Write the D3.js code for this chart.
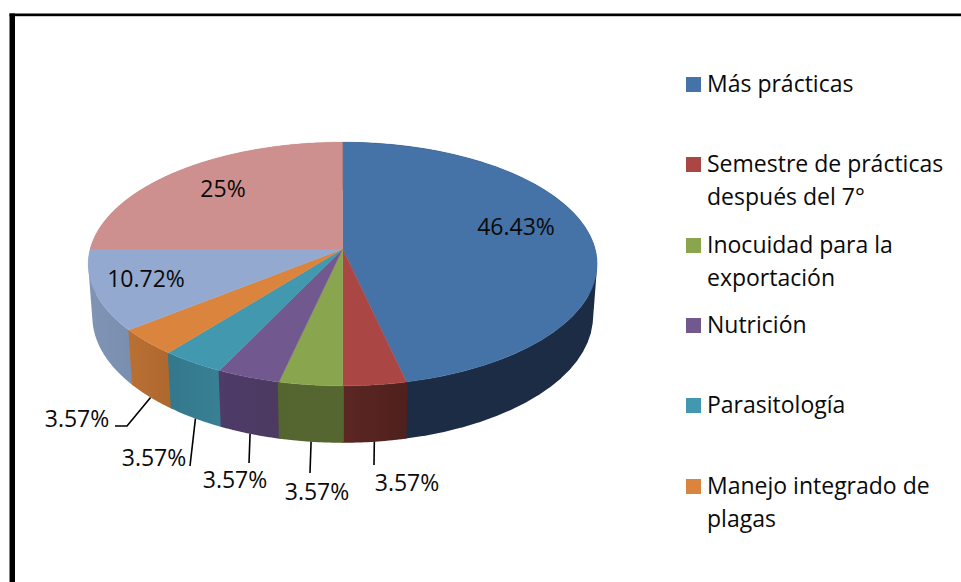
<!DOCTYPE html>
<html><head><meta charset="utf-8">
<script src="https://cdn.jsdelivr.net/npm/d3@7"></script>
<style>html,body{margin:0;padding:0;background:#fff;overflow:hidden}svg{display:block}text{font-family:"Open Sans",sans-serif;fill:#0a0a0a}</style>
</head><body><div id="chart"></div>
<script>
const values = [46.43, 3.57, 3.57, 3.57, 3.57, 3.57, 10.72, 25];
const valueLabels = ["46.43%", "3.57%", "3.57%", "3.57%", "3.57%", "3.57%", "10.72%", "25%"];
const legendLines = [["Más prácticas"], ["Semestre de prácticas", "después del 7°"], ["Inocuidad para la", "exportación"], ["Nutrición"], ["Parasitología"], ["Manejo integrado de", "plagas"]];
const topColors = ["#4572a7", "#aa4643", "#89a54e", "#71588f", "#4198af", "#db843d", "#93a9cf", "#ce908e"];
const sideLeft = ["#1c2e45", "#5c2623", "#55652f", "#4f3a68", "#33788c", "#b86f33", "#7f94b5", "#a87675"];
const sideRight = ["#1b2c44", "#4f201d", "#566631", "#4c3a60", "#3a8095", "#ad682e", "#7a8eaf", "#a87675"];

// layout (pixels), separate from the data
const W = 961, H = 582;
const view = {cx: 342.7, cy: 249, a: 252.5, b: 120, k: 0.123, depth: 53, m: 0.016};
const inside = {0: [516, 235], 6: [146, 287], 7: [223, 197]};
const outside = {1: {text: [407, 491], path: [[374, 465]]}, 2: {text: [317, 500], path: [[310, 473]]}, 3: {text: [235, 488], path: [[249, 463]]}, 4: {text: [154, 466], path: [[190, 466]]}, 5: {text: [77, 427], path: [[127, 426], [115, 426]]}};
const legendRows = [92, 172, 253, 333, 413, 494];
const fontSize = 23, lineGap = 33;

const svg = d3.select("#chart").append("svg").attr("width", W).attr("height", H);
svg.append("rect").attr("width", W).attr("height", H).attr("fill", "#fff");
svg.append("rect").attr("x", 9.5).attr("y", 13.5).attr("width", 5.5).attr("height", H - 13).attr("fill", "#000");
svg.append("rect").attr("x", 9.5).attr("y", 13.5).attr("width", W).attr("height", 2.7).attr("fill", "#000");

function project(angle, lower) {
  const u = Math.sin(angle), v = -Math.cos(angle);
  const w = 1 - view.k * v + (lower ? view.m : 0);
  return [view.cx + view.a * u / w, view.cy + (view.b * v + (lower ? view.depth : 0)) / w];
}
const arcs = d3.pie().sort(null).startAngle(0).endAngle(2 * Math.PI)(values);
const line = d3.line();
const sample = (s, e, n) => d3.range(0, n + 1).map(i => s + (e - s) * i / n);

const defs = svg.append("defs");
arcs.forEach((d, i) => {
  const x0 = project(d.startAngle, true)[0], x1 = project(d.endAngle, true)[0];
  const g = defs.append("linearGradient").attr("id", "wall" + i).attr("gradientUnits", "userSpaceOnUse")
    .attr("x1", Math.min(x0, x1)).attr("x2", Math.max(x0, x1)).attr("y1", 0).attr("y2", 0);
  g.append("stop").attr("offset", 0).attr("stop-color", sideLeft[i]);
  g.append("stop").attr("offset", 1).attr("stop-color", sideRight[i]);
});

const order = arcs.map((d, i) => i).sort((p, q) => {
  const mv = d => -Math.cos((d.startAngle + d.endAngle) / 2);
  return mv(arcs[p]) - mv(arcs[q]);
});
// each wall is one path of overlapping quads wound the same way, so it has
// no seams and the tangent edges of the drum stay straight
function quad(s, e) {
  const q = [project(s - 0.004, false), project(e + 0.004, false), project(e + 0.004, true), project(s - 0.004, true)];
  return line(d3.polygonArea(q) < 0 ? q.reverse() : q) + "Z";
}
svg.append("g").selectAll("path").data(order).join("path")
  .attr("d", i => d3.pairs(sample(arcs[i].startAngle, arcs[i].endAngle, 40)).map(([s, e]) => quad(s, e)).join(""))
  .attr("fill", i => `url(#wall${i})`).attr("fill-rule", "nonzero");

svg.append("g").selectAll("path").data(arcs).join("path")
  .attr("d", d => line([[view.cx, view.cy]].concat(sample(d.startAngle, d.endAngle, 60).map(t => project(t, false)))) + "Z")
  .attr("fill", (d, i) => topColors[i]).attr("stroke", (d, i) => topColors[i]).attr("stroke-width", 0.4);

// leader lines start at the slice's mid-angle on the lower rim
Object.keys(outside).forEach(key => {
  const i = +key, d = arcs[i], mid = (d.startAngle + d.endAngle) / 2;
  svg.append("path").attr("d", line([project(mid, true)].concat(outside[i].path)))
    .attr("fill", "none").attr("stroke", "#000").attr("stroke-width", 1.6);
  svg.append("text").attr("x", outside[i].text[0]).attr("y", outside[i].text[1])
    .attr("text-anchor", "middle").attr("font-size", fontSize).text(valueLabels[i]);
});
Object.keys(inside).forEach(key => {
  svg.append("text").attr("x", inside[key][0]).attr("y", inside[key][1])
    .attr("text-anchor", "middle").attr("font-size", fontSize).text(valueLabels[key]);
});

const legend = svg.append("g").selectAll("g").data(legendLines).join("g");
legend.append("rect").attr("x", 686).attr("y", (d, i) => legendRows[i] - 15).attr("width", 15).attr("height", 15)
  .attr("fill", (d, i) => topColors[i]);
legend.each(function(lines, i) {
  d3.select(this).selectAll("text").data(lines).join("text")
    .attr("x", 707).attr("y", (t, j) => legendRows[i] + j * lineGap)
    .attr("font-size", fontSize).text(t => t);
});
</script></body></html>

* [What needs to be done] Give back every line exactly as it stands, pictures excluded.

* [Answer below]
Write the D3.js code for this chart.
<!DOCTYPE html>
<html><head><meta charset="utf-8">
<script src="https://cdn.jsdelivr.net/npm/d3@7"></script>
<style>html,body{margin:0;padding:0;background:#fff;overflow:hidden}svg{display:block}text{font-family:"Open Sans",sans-serif;fill:#0a0a0a}</style>
</head><body><div id="chart"></div>
<script>
const values = [46.43, 3.57, 3.57, 3.57, 3.57, 3.57, 10.72, 25];
const valueLabels = ["46.43%", "3.57%", "3.57%", "3.57%", "3.57%", "3.57%", "10.72%", "25%"];
const legendLines = [["Más prácticas"], ["Semestre de prácticas", "después del 7°"], ["Inocuidad para la", "exportación"], ["Nutrición"], ["Parasitología"], ["Manejo integrado de", "plagas"]];
const topColors = ["#4572a7", "#aa4643", "#89a54e", "#71588f", "#4198af", "#db843d", "#93a9cf", "#ce908e"];
const sideLeft = ["#1c2e45", "#5c2623", "#55652f", "#4f3a68", "#33788c", "#b86f33", "#7f94b5", "#a87675"];
const sideRight = ["#1b2c44", "#4f201d", "#566631", "#4c3a60", "#3a8095", "#ad682e", "#7a8eaf", "#a87675"];

// layout (pixels), separate from the data
const W = 961, H = 582;
const view = {cx: 342.7, cy: 249, a: 252.5, b: 120, k: 0.123, depth: 53, m: 0.016};
const inside = {0: [516, 235], 6: [146, 287], 7: [223, 197]};
const outside = {1: {text: [407, 491], path: [[374, 465]]}, 2: {text: [317, 500], path: [[310, 473]]}, 3: {text: [235, 488], path: [[249, 463]]}, 4: {text: [154, 466], path: [[190, 466]]}, 5: {text: [77, 427], path: [[127, 426], [115, 426]]}};
const legendRows = [92, 172, 253, 333, 413, 494];
const fontSize = 23, lineGap = 33;

const svg = d3.select("#chart").append("svg").attr("width", W).attr("height", H);
svg.append("rect").attr("width", W).attr("height", H).attr("fill", "#fff");
svg.append("rect").attr("x", 9.5).attr("y", 13.5).attr("width", 5.5).attr("height", H - 13).attr("fill", "#000");
svg.append("rect").attr("x", 9.5).attr("y", 13.5).attr("width", W).attr("height", 2.7).attr("fill", "#000");

function project(angle, lower) {
  const u = Math.sin(angle), v = -Math.cos(angle);
  const w = 1 - view.k * v + (lower ? view.m : 0);
  return [view.cx + view.a * u / w, view.cy + (view.b * v + (lower ? view.depth : 0)) / w];
}
const arcs = d3.pie().sort(null).startAngle(0).endAngle(2 * Math.PI)(values);
const line = d3.line();
const sample = (s, e, n) => d3.range(0, n + 1).map(i => s + (e - s) * i / n);

const defs = svg.append("defs");
arcs.forEach((d, i) => {
  const x0 = project(d.startAngle, true)[0], x1 = project(d.endAngle, true)[0];
  const g = defs.append("linearGradient").attr("id", "wall" + i).attr("gradientUnits", "userSpaceOnUse")
    .attr("x1", Math.min(x0, x1)).attr("x2", Math.max(x0, x1)).attr("y1", 0).attr("y2", 0);
  g.append("stop").attr("offset", 0).attr("stop-color", sideLeft[i]);
  g.append("stop").attr("offset", 1).attr("stop-color", sideRight[i]);
});

const order = arcs.map((d, i) => i).sort((p, q) => {
  const mv = d => -Math.cos((d.startAngle + d.endAngle) / 2);
  return mv(arcs[p]) - mv(arcs[q]);
});
// each wall is one path of overlapping quads wound the same way, so it has
// no seams and the tangent edges of the drum stay straight
function quad(s, e) {
  const q = [project(s - 0.004, false), project(e + 0.004, false), project(e + 0.004, true), project(s - 0.004, true)];
  return line(d3.polygonArea(q) < 0 ? q.reverse() : q) + "Z";
}
svg.append("g").selectAll("path").data(order).join("path")
  .attr("d", i => d3.pairs(sample(arcs[i].startAngle, arcs[i].endAngle, 40)).map(([s, e]) => quad(s, e)).join(""))
  .attr("fill", i => `url(#wall${i})`).attr("fill-rule", "nonzero");

svg.append("g").selectAll("path").data(arcs).join("path")
  .attr("d", d => line([[view.cx, view.cy]].concat(sample(d.startAngle, d.endAngle, 60).map(t => project(t, false)))) + "Z")
  .attr("fill", (d, i) => topColors[i]).attr("stroke", (d, i) => topColors[i]).attr("stroke-width", 0.4);

// leader lines start at the slice's mid-angle on the lower rim
Object.keys(outside).forEach(key => {
  const i = +key, d = arcs[i], mid = (d.startAngle + d.endAngle) / 2;
  svg.append("path").attr("d", line([project(mid, true)].concat(outside[i].path)))
    .attr("fill", "none").attr("stroke", "#000").attr("stroke-width", 1.6);
  svg.append("text").attr("x", outside[i].text[0]).attr("y", outside[i].text[1])
    .attr("text-anchor", "middle").attr("font-size", fontSize).text(valueLabels[i]);
});
Object.keys(inside).forEach(key => {
  svg.append("text").attr("x", inside[key][0]).attr("y", inside[key][1])
    .attr("text-anchor", "middle").attr("font-size", fontSize).text(valueLabels[key]);
});

const legend = svg.append("g").selectAll("g").data(legendLines).join("g");
legend.append("rect").attr("x", 686).attr("y", (d, i) => legendRows[i] - 15).attr("width", 15).attr("height", 15)
  .attr("fill", (d, i) => topColors[i]);
legend.each(function(lines, i) {
  d3.select(this).selectAll("text").data(lines).join("text")
    .attr("x", 707).attr("y", (t, j) => legendRows[i] + j * lineGap)
    .attr("font-size", fontSize).text(t => t);
});
</script></body></html>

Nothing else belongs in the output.